A few saw the dilemma. Andrew Wallenstein, co-editor-in-chief of Variety, a publication devoted to Hollywood, wrote a column headlined “Why Publishing Stolen Sony Data is Problematic But Necessary,” and admitted that his moral compass was spinning “like a weather vane in a hurricane.”

“What if suspected hacker North Korea bombed Culver City?” he wrote. “Can I sift through the rubble for Sony executives’ hard drives?”

Here’s another hypothetical: What if a newspaper was preparing an investigative story showing that Cuba was still supporting international terrorism even while negotiating with the Obama administration for more openness. Havana doesn’t want that story out, so Cuban military hackers break into the newspaper’s computer files, doing millions of dollars’ damage, place embarrassing emails online, threaten to harm the paper’s employees and families—and then kill anyone who buys the paper at a newsstand the day the exposé is published.

Would the story then be some catty thing one editor said to another in a private email?

To some it would.
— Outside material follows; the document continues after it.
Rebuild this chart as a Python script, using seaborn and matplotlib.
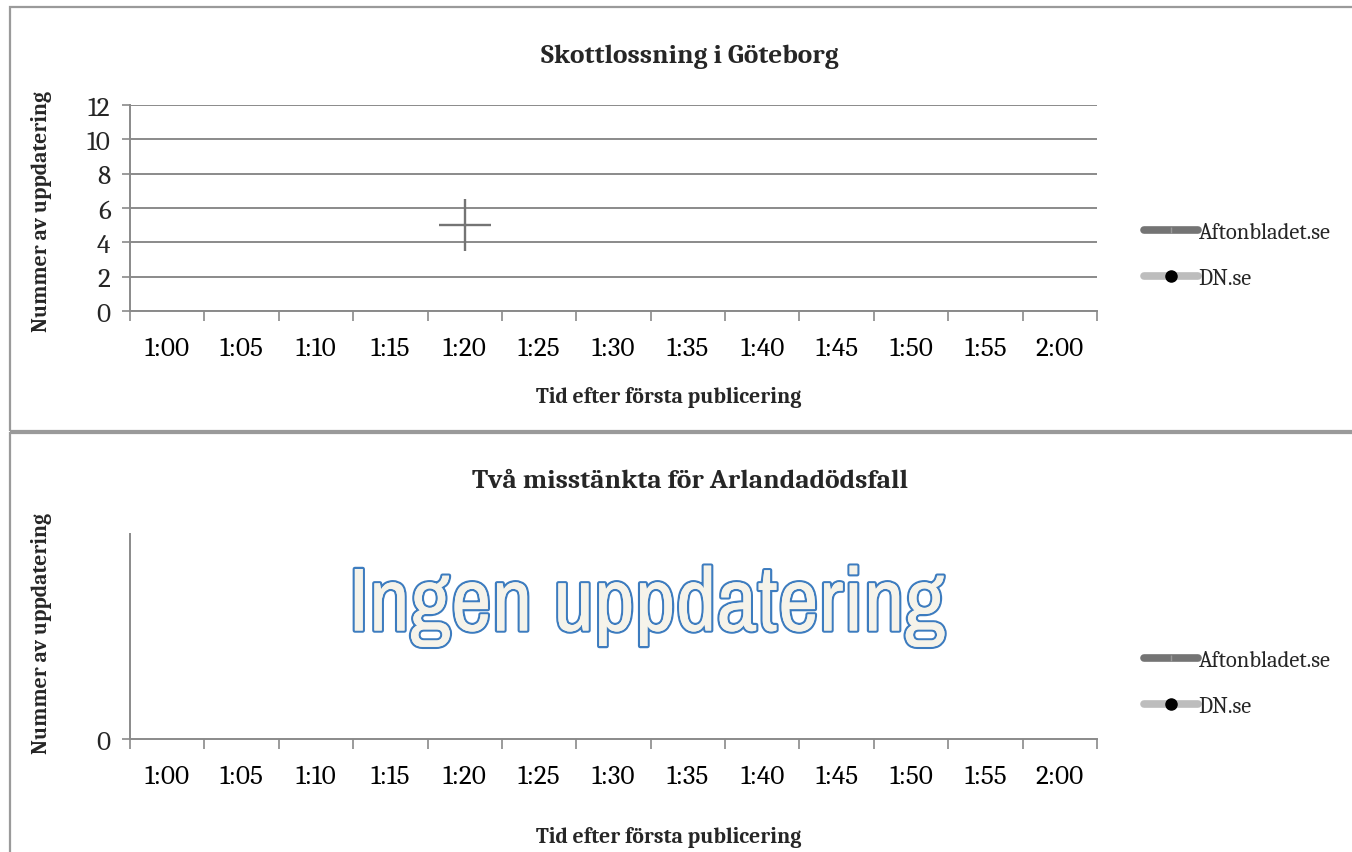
import numpy as np
import pandas as pd
import seaborn as sns
import matplotlib
matplotlib.use("Agg")
import matplotlib.pyplot as plt
from matplotlib.lines import Line2D
from matplotlib.patches import Rectangle
import matplotlib.patheffects as pe
from matplotlib import font_manager as fm

# ---- data ----
categories = ["1:00", "1:05", "1:10", "1:15", "1:20", "1:25", "1:30",
              "1:35", "1:40", "1:45", "1:50", "1:55", "2:00"]
aftonbladet_1 = [np.nan, np.nan, np.nan, np.nan, 5, np.nan, np.nan,
                 np.nan, np.nan, np.nan, np.nan, np.nan, np.nan]
dn_1 = [np.nan] * 13
aftonbladet_2 = [np.nan] * 13
dn_2 = [np.nan] * 13
series_names = ["Aftonbladet.se", "DN.se"]
titles = ["Skottlossning i Göteborg", "Två misstänkta för Arlandadödsfall"]
xlabel = "Tid efter första publicering"
ylabel = "Nummer av uppdatering"
yticks_top = [0, 2, 4, 6, 8, 10, 12]
no_update_text = "Ingen uppdatering"

available = {f.name for f in fm.fontManager.ttflist}

def pick(cands, fallback):
    for c in cands:
        if c in available:
            return c
    return fallback

SERIF = pick(["Caladea", "Liberation Serif"], "DejaVu Serif")
NARROW = pick(["Liberation Sans Narrow", "Arial Narrow", "Archivo Narrow",
               "PT Sans Narrow", "Roboto Condensed", "Encode Sans Condensed",
               "Fira Sans Condensed", "IBM Plex Sans Condensed",
               "Open Sans Condensed", "Pragati Narrow"], "Liberation Sans")

sns.set_theme(style="white")
plt.rcParams['font.family'] = [SERIF, 'DejaVu Serif']

W, H = 1352, 853
fig = plt.figure(figsize=(W / 100, H / 100), dpi=100)

def fx(px):
    return px / W

def fy(py):
    return 1 - py / H

# panel frames
for (y0, y1) in [(8, 432), (434, 860)]:
    fig.patches.append(Rectangle((fx(10), fy(y1)), fx(1360) - fx(10), fy(y0) - fy(y1),
                                 transform=fig.transFigure, fill=False,
                                 edgecolor="#9a9a9a", linewidth=1.6, zorder=0))

GRID = "#8a8a8a"
AF_COLOR = "#747474"
DN_COLOR = "#bdbdbd"
TICK_FS = 19.5
LEG_FS = 16.3

def setup_axis(ax, df, show_grid, yticks, ylim):
    x = np.arange(len(categories))
    sns.scatterplot(data=df, x="x", y="Aftonbladet.se", ax=ax, marker="+", s=1350,
                    color=AF_COLOR, linewidth=1.7, legend=False, zorder=5)
    sns.scatterplot(data=df, x="x", y="DN.se", ax=ax, marker="o", s=60,
                    color="black", legend=False, zorder=5)
    ax.set_xlim(-0.5, len(categories) - 0.5)
    ax.set_ylim(*ylim)
    ax.set_xticks(np.arange(len(categories) + 1) - 0.5)
    ax.set_xticklabels([])
    ax.set_xticks(x, minor=True)
    ax.set_xticklabels(categories, minor=True, fontsize=TICK_FS)
    ax.tick_params(axis="x", which="major", length=7, width=1.2, color=GRID,
                   direction="out", bottom=True)
    ax.tick_params(axis="x", which="minor", length=0, pad=18, colors="black")
    ax.set_yticks(yticks)
    ax.set_yticklabels([str(v) for v in yticks], fontsize=TICK_FS)
    ax.tick_params(axis="y", length=6, width=1.2, color=GRID, direction="out",
                   left=True, pad=8)
    for s in ["top", "right"]:
        ax.spines[s].set_visible(False)
    for s in ["left", "bottom"]:
        ax.spines[s].set_color(GRID)
        ax.spines[s].set_linewidth(1.4)
    if show_grid:
        ax.yaxis.grid(True, color=GRID, linewidth=1.4)
        ax.set_axisbelow(True)
    ax.set_xlabel("")
    ax.set_ylabel("")
    ax.set_facecolor("none")
    handles = [
        Line2D([], [], color=AF_COLOR, lw=5.5, solid_capstyle="round",
               marker="|", markersize=5, markeredgecolor="#999999", markeredgewidth=1),
        Line2D([], [], color=DN_COLOR, lw=5.5, solid_capstyle="round",
               marker="o", markersize=8, markerfacecolor="black", markeredgecolor="black"),
    ]
    ax.legend(handles, series_names, loc="center left",
              bbox_to_anchor=(1.028, 0.27), frameon=False, fontsize=LEG_FS,
              handlelength=2.35, handletextpad=0.05, labelspacing=1.1)

x = np.arange(len(categories))
df1 = pd.DataFrame({"x": x, "Aftonbladet.se": aftonbladet_1, "DN.se": dn_1})
df2 = pd.DataFrame({"x": x, "Aftonbladet.se": aftonbladet_2, "DN.se": dn_2})

ax1 = fig.add_axes([fx(130), fy(312), fx(1097) - fx(130), fy(106) - fy(312)])
setup_axis(ax1, df1, True, yticks_top, (0, 12))

ax2 = fig.add_axes([fx(130), fy(740), fx(1097) - fx(130), fy(535) - fy(740)])
setup_axis(ax2, df2, False, [0], (0, 1))

# titles / labels
for ty, t in [(57, titles[0]), (482, titles[1])]:
    fig.text(fx(690), fy(ty), t, ha="center", va="center", fontsize=19.7, fontweight="bold")
for ty in [398, 838]:
    fig.text(fx(669), fy(ty), xlabel, ha="center", va="center", fontsize=15.7, fontweight="bold")
for ty in [212, 634]:
    fig.text(fx(42), fy(ty), ylabel, ha="center", va="center", rotation=90,
             fontsize=15.6, fontweight="bold")

# big "no update" text, sized to fit the reference width
big = fig.text(fx(647), fy(607), no_update_text, ha="center", va="center",
               fontsize=60, family=[NARROW, "Liberation Sans", "DejaVu Sans"],
               color="#f5f3ea",
               path_effects=[pe.SimpleLineShadow(offset=(2, -2), shadow_color="#bbbbbb", alpha=0.5),
                             pe.withStroke(linewidth=3.2, foreground="#3d7cbf"),
                             pe.Normal()])
r = fig.canvas.get_renderer()
wpx = big.get_window_extent(r).width
big.set_fontsize(60 * 597 / wpx)

fig.savefig("out.png", dpi=100)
It was the most incendiary North Korean threat—to attack U.S. movie theaters—that got the movie pulled. It’s also woke the Obama administration and the MPAA out of their torpor.
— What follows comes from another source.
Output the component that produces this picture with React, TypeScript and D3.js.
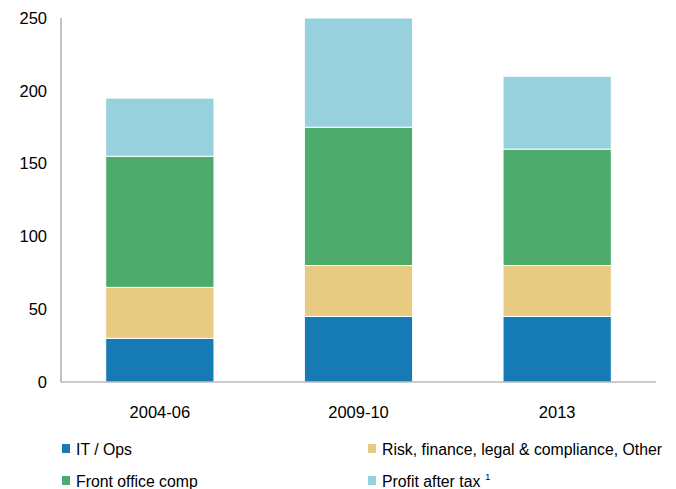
import React from "react";
import * as d3 from "d3";

const categories = ["2004-06", "2009-10", "2013"];
const seriesNames = ["IT / Ops", "Risk, finance, legal & compliance, Other", "Front office comp", "Profit after tax"];
const itOps = [30, 45, 45];
const risk = [35, 35, 35];
const frontOffice = [90, 95, 80];
const profit = [40, 75, 50];
const yTicks = [0, 50, 100, 150, 200, 250];
const colors = ["#167bb5", "#e8cb82", "#4dab6c", "#97d1de"];

export default function App() {
  const W = 676, H = 489;
  const left = 61, right = 656, top = 18, bottom = 382;
  const x = d3.scaleBand<string>().domain(categories).range([left, right]).paddingInner(0.455).paddingOuter(0.225);
  const y = d3.scaleLinear().domain([0, 250]).range([bottom, top]);
  const rows = categories.map((c, i) => ({ cat: c, s0: itOps[i], s1: risk[i], s2: frontOffice[i], s3: profit[i] }));
  const stack = d3.stack<any>().keys(["s0", "s1", "s2", "s3"])(rows);
  const font = "'Liberation Sans', Arial, sans-serif";
  const legendPos = [
    { x: 62, y: 449 },
    { x: 368, y: 449 },
    { x: 62, y: 481 },
    { x: 368, y: 481 },
  ];
  return (
    <svg width={W} height={H} style={{ position: "absolute", left: 0, top: 0 }} fontFamily={font}>
      {stack.map((layer, li) =>
        layer.map((d, i) => (
          <rect
            key={li + "-" + i}
            x={x(categories[i])}
            width={x.bandwidth()}
            y={y(d[1])}
            height={y(d[0]) - y(d[1])}
            fill={colors[li]}
            stroke="#fff"
            strokeWidth={1}
          />
        ))
      )}
      <line x1={left} x2={left} y1={top} y2={bottom} stroke="#999" strokeWidth={1.2} />
      <line x1={left} x2={right} y1={bottom} y2={bottom} stroke="#999" strokeWidth={1.2} />
      {yTicks.map((t) => (
        <text key={t} x={47} y={y(t)} dy="0.35em" textAnchor="end" fontSize={16.5} fill="#000">
          {t}
        </text>
      ))}
      {categories.map((c) => (
        <text key={c} x={(x(c) as number) + x.bandwidth() / 2} y={412} dy="0.35em" textAnchor="middle" fontSize={16.5} fill="#000">
          {c}
        </text>
      ))}
      {seriesNames.map((n, i) => (
        <g key={n}>
          <rect x={legendPos[i].x} y={legendPos[i].y - 5} width={8} height={9} fill={colors[i]} />
          <text x={legendPos[i].x + 14} y={legendPos[i].y} dy="0.35em" fontSize={15.8} fill="#000">
            {n}
            {i === 3 ? <tspan dx={5} dy={-7} fontSize={9}>1</tspan> : null}
          </text>
        </g>
      ))}
    </svg>
  );
}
The FBI released a statement Friday, as did Chris Dodd. This is serious, they said. At his year-end news conference, President Obama said the same thing, adding that the movie shouldn’t have been pulled—without acknowledging how Sony was left to fend for itself. “We will respond,” the president said, offering no specifics.

Not everybody discerned a shifting wind. Al Sharpton still secured his Thursday meeting with penance-seeking Amy Pascal. Her public apology and private genuflection were apparently not enough. “The jury is still out on where we go,” said Sharpton afterward.

This is not the first time Al Sharpton has appointed himself judge, jury, and executioner. The difference is that this time the actual executioner is a foreign dictatorship headed by a madman.